GOP Senator to Obama: Your Supreme Court Nominee Must Reject Executive Actions

Obama Signs Exec Orders AP

Standing in front of the Supreme Court Thursday, Sen. Ben Sasse (R-NE) called on President Obama to nominate somebody to the Supreme Court who will repudiate his administration’s propensity for circumventing Congress with executive actions.

“I recommend that you take your potential nominee and go and stand in the Rose Garden and have that nominee explicitly repudiate your ‘I have a pen and I have a phone’ theories of executive unilateralism,” Sasse said in a video addressing Obama.

According to Sasse, the Constitution clearly delineates that it is up to the president to appoint a nominee and the duty of the Senate to advise and consent.

In order to get his consent, Sasse said, Obama’s nominee must reject this expansion of executive power.

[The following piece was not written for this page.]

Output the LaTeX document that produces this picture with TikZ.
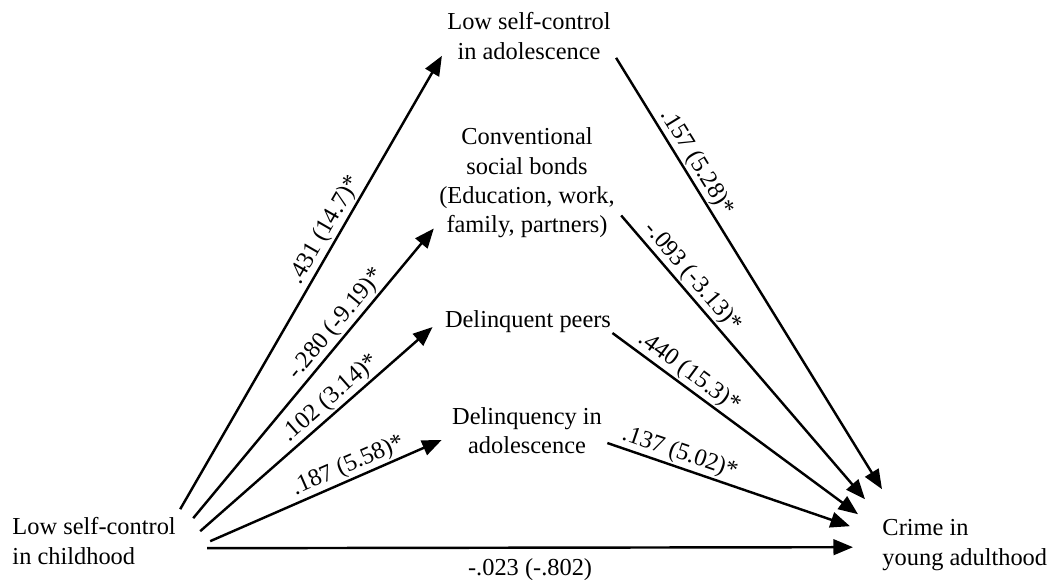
\documentclass[tikz,border=0pt]{standalone}
\usepackage{fontspec}
\setmainfont{Liberation Serif}
\usetikzlibrary{arrows.meta}
\tikzset{
   var/.style={inner sep=0pt, align=center, font=\fontsize{10}{12}\selectfont},
   conn/.style={line width=1pt, -{Triangle[length=8pt,width=6.4pt]}},
   coef/.style={sloped, above, inner sep=0.6pt, font=\fontsize{10}{12}\selectfont}
}

\begin{document}
\begin{tikzpicture}[x=0.41pt,y=-0.41pt]
  \useasboundingbox (0,0) rectangle (1050,579);
  \node (child)  [var, align=left, anchor=west] at (12,541) {Low self-control\\in childhood};
  \node (adolsc) [var] at (529,36)  {Low self-control\\in adolescence};
  \node (bonds)  [var] at (527,183) {Conventional\\social bonds\\(Education, work,\\family, partners)};
  \node (peers)  [var] at (528,322) {Delinquent peers};
  \node (delinq) [var] at (527,431) {Delinquency in\\adolescence};
  \node (crime)  [var, align=left, anchor=west] at (882,545) {Crime in\\young adulthood};
  \path[conn]
    ([shift={(4,-8)}]child.north east) edge node [coef, pos=0.6] {.431 (14.7)*} ([shift={(-5,-4)}]adolsc.south west)
    ([shift={(17,1)}]child.north east) edge node [coef, pos=0.64] {-.280 (-9.19)*} ([shift={(-5,-10)}]bonds.south west)
    ([shift={(24,14)}]child.north east) edge node [coef, pos=0.6] {.102 (3.14)*} ([shift={(-12,5)}]peers.west)
    ([shift={(34,24)}]child.north east) edge node [coef, pos=0.62] {.187 (5.58)*} ([shift={(-10,9)}]delinq.west)
    ([shift={(31,31)}]child.north east) edge node [below=3.5pt, inner sep=0.6pt, font=\fontsize{10}{12}\selectfont] {-.023 (-.802)} ([shift={(-29,28)}]crime.north west)
    ([shift={(5,-2)}]adolsc.south east) edge node [coef, pos=0.26] {.157 (5.28)*} ([shift={(0,-30)}]crime.north west)
    ([shift={(6,-23)}]bonds.south east) edge node [coef, pos=0.25] {-.093 (-3.13)*} ([shift={(-17,-20)}]crime.north west)
    ([shift={(1,11)}]peers.east) edge node [coef, pos=0.28] {.440 (15.3)*} ([shift={(-24,-5)}]crime.north west)
    ([shift={(5,12)}]delinq.east) edge node [coef, pos=0.28] {.137 (5.02)*} ([shift={(-32,7)}]crime.north west)
;
\end{tikzpicture}
\end{document}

“You have said in the past that it doesn’t matter to you if the Congress passes the laws you want them to pass because you can just make up law by executive fiat. Sir, that’s not the American system,” he said.

Sasse stressed the importance of the Constitution and the Founders’ belief that governments do not grant rights, but rather they should protect citizens’ God-given rights. He said:

Our Founders also understood that those who serve in government are always tempted to want to amass more and more power for themselves—and power corrupts. So they devised a constitutional system with three separate branches. They divided government and these three separate branches are supposed to check and balance one another and all of them are supposed to uphold and defend a constitutional system of limits.

The Nebraska senator concluded by reiterating his call for a nominee who embraces the Constitution and reject’s the executive’s attempted power-grabs.

“Mr. President, I advise you to please nominate someone who loves the Constitution and who will repudiate your theory of ‘I have a pen and I have a phone’ executive unilateralism. That’s my advice on how you’d get my consent. Thanks for listening,” he said.

Supreme Court Justice Antonin Scalia died at a ranch in Texas on Saturday. His death leaves a vacancy on the high court. While Obama has said he intends to nominate a replacement, Republicans have signaled an unwillingness to confirm his nominee in an election year.